Medical conditions must always be considered and excluded as a reason for a child failing to eat. In the absence of underlying disease, psychological problems should be considered. Many young children pass through a phase of being faddy about food and refusing to eat certain foods. Food faddiness tends to reflect the extremes of young children's food likes and dislikes and often has a psychological cause. Food like and dislikes are influenced by taste, familiarity, parents attitudes to food, and food appeal. In this respect, refusal to eat meat and vegetables and also refusal to drink milk have been reported in young children. Poor appetite, limited food appeal, emotional upset and manipulative behavior are said to be the most common reasons for food refusal in young children(Harrise & Booth, 1992).

Excessive intake of snacks, milk and drinks, particularly squash, may be a reason for poor appetite in young children (Houlihane & Rolls 1995). Snacks close to mealtimes may also suppress appetite (Sims & Morris, 1974). Irregular frequent meals are a common feeding pattern in young children. This behavior may influence both the appetite and dental health of children. In a study in 1991 Holt showed that between-meal snacking was prevalent in 4 year-old children (Holt, 1991). Small children may be over-whelmed by a large plate of food. Small portions, of colorful, attractively presented food are more tempting (Harrise & Booth, 1992).
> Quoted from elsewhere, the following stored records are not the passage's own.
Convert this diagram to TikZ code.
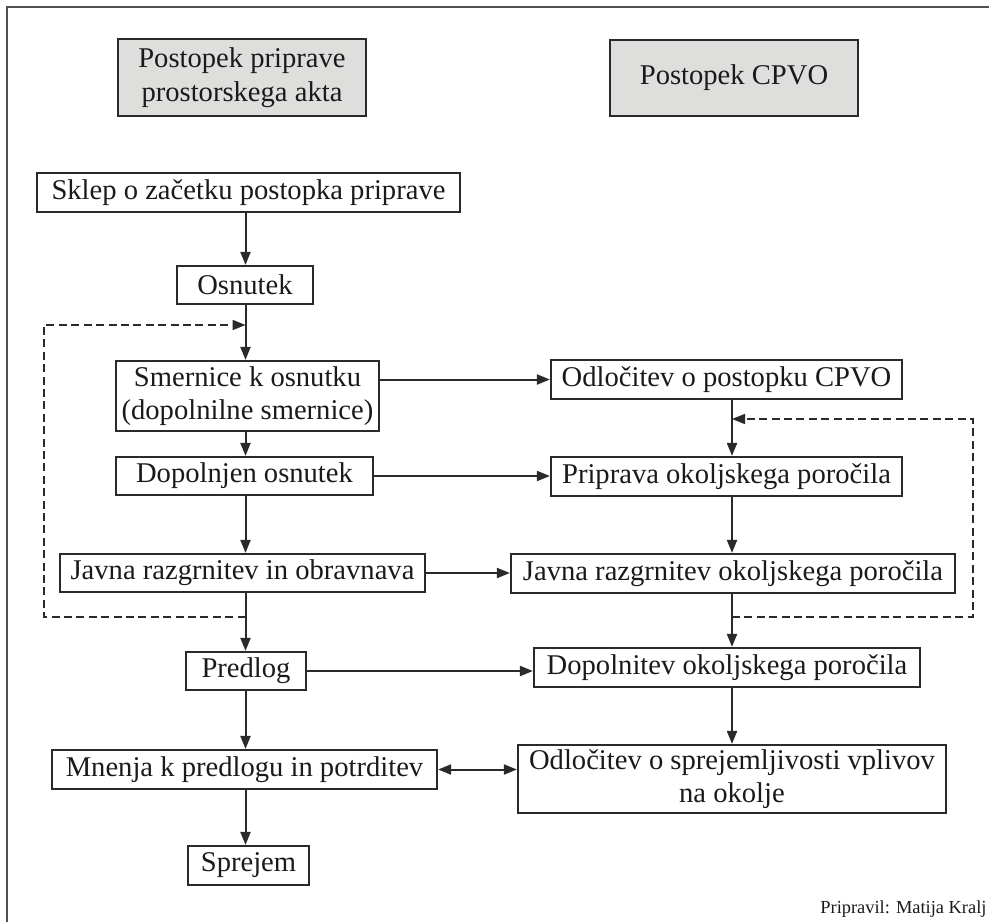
\documentclass[tikz,border=0pt]{standalone}
\usepackage{fontspec}
\setmainfont{Liberation Serif}
\usetikzlibrary{arrows.meta}

\definecolor{ink}{HTML}{1A1A1A}
\definecolor{rule}{HTML}{2A2A2A}
\definecolor{headfill}{HTML}{DEDEDC}
\definecolor{framegray}{HTML}{505050}

\tikzset{
  stepbox/.style={draw=rule, line width=1.1pt, inner sep=0pt, align=center,
    text=ink, font=\fontsize{14.3}{16.5}\selectfont},
  headbox/.style={stepbox, fill=headfill, font=\fontsize{14.3}{17}\selectfont},
  arr/.style={draw=rule, line width=1pt, -{Triangle[length=6.5pt,width=5pt]}},
  dblarr/.style={draw=rule, line width=1pt,
    {Triangle[length=6.5pt,width=5pt]}-{Triangle[length=6.5pt,width=5pt]}},
  fb/.style={draw=rule, line width=0.8pt, dash pattern=on 4pt off 2.2pt},
  fbarr/.style={fb, -{Triangle[length=6.5pt,width=5pt]}},
}

\begin{document}
\begin{tikzpicture}[x=0.5pt, y=-0.5pt]
\useasboundingbox (0,0) rectangle (989,921);

% outer frame
\draw[framegray, line width=1.1pt] (7,7) rectangle (1010,940);

% column headings
\node[headbox, minimum width=124pt, minimum height=38.5pt] (hdrL) at (242,77.5)
  {Postopek priprave\\prostorskega akta};
\node[headbox, minimum width=124pt, minimum height=38pt] (hdrR) at (734,78)
  {Postopek CPVO};

% spatial act procedure
\node[stepbox, minimum width=211.5pt, minimum height=19.5pt] (sklep) at (248.5,192.5)
  {Sklep o začetku postopka priprave};
\node[stepbox, minimum width=68pt, minimum height=19pt] (osnutek) at (245,285)
  {Osnutek};
\node[stepbox, minimum width=131.5pt, minimum height=35pt] (smernice) at (247.5,396)
  {Smernice k osnutku\\(dopolnilne smernice)};
\node[stepbox, minimum width=128.5pt, minimum height=19pt] (dopolnjen) at (244.5,476)
  {Dopolnjen osnutek};
\node[stepbox, minimum width=182.5pt, minimum height=19pt] (javnaL) at (242.5,573)
  {Javna razgrnitev in obravnava};
\node[stepbox, minimum width=60pt, minimum height=19pt] (predlog) at (246,671)
  {Predlog};
\node[stepbox, minimum width=192.5pt, minimum height=19.5pt] (mnenja) at (244.5,769.5)
  {Mnenja k predlogu in potrditev};
\node[stepbox, minimum width=60.5pt, minimum height=19.5pt] (sprejem) at (248.5,865.5)
  {Sprejem};

% SEA procedure
\node[stepbox, minimum width=175.5pt, minimum height=19.5pt] (odlCPVO) at (726.5,379.5)
  {Odločitev o postopku CPVO};
\node[stepbox, minimum width=175.5pt, minimum height=19.5pt] (priprava) at (726.5,476.5)
  {Priprava okoljskega poročila};
\node[stepbox, minimum width=222pt, minimum height=19.5pt] (javnaR) at (733,573.5)
  {Javna razgrnitev okoljskega poročila};
\node[stepbox, minimum width=193pt, minimum height=19.5pt] (dopolnitev) at (727,667.5)
  {Dopolnitev okoljskega poročila};
\node[stepbox, minimum width=214pt, minimum height=34pt] (odlSprej) at (732,779)
  {Odločitev o sprejemljivosti vplivov\\na okolje};

% credit line
\node[anchor=base west, inner sep=0pt, text=ink, font=\fontsize{9.2}{11}\selectfont]
  (credit) at (820,913) {Pripravil: Matija Kralj};

% column axes
\coordinate (colL) at (245.5,0);
\coordinate (colR) at (732,0);

% vertical flow, left column
\draw[arr] (sklep.south -| colL) -- (osnutek.north -| colL);
\draw[arr] (osnutek.south -| colL) -- (smernice.north -| colL);
\draw[arr] (smernice.south -| colL) -- (dopolnjen.north -| colL);
\draw[arr] (dopolnjen.south -| colL) -- (javnaL.north -| colL);
\draw[arr] (javnaL.south -| colL) -- (predlog.north -| colL);
\draw[arr] (predlog.south -| colL) -- (mnenja.north -| colL);
\draw[arr] (mnenja.south -| colL) -- (sprejem.north -| colL);

% vertical flow, right column
\draw[arr] (odlCPVO.south -| colR) -- (priprava.north -| colR);
\draw[arr] (priprava.south -| colR) -- (javnaR.north -| colR);
\draw[arr] (javnaR.south -| colR) -- (dopolnitev.north -| colR);
\draw[arr] (dopolnitev.south -| colR) -- (odlSprej.north -| colR);

% links between the two procedures
\draw[arr] (smernice.east |- odlCPVO.west) -- (odlCPVO.west);
\draw[arr] (dopolnjen.east) -- (dopolnjen.east -| priprava.west);
\draw[arr] (javnaL.east) -- (javnaL.east -| javnaR.west);
\draw[arr] (predlog.east) -- (predlog.east -| dopolnitev.west);
\draw[dblarr] (mnenja.east) -- (mnenja.east -| odlSprej.west);

% feedback loops (dashed)
\coordinate (fbLout) at (245.5,617);
\coordinate (fbLin)  at (245.5,325);
\coordinate (fbLx)   at (44,0);
\draw[fbarr] (fbLout) -- (fbLout -| fbLx) -- (fbLin -| fbLx) -- (fbLin);

\coordinate (fbRout) at (732,617);
\coordinate (fbRin)  at (732,419);
\coordinate (fbRx)   at (973,0);
\draw[fbarr] (fbRout) -- (fbRout -| fbRx) -- (fbRin -| fbRx) -- (fbRin);
\end{tikzpicture}
\end{document}
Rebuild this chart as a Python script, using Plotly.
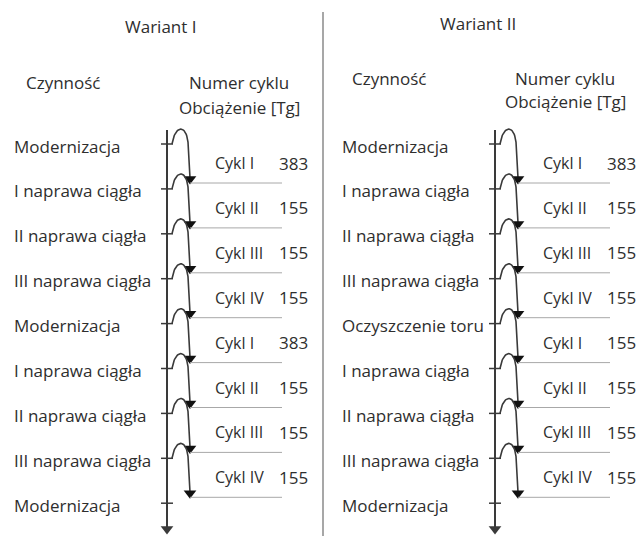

Toddler behavior is strongly influenced by past experience. Any negative experience with food might result in future food refusal. Transient food refusal may occur after birth of a sibling or other event, in an attempt to redirect attention to themselves (Harrise & Booth, 1992). Refusal to chew due to failure to introduce texture and lumps before 6-7 months of age can result in children rejecting lumpy food later (K & R Minde, 1986).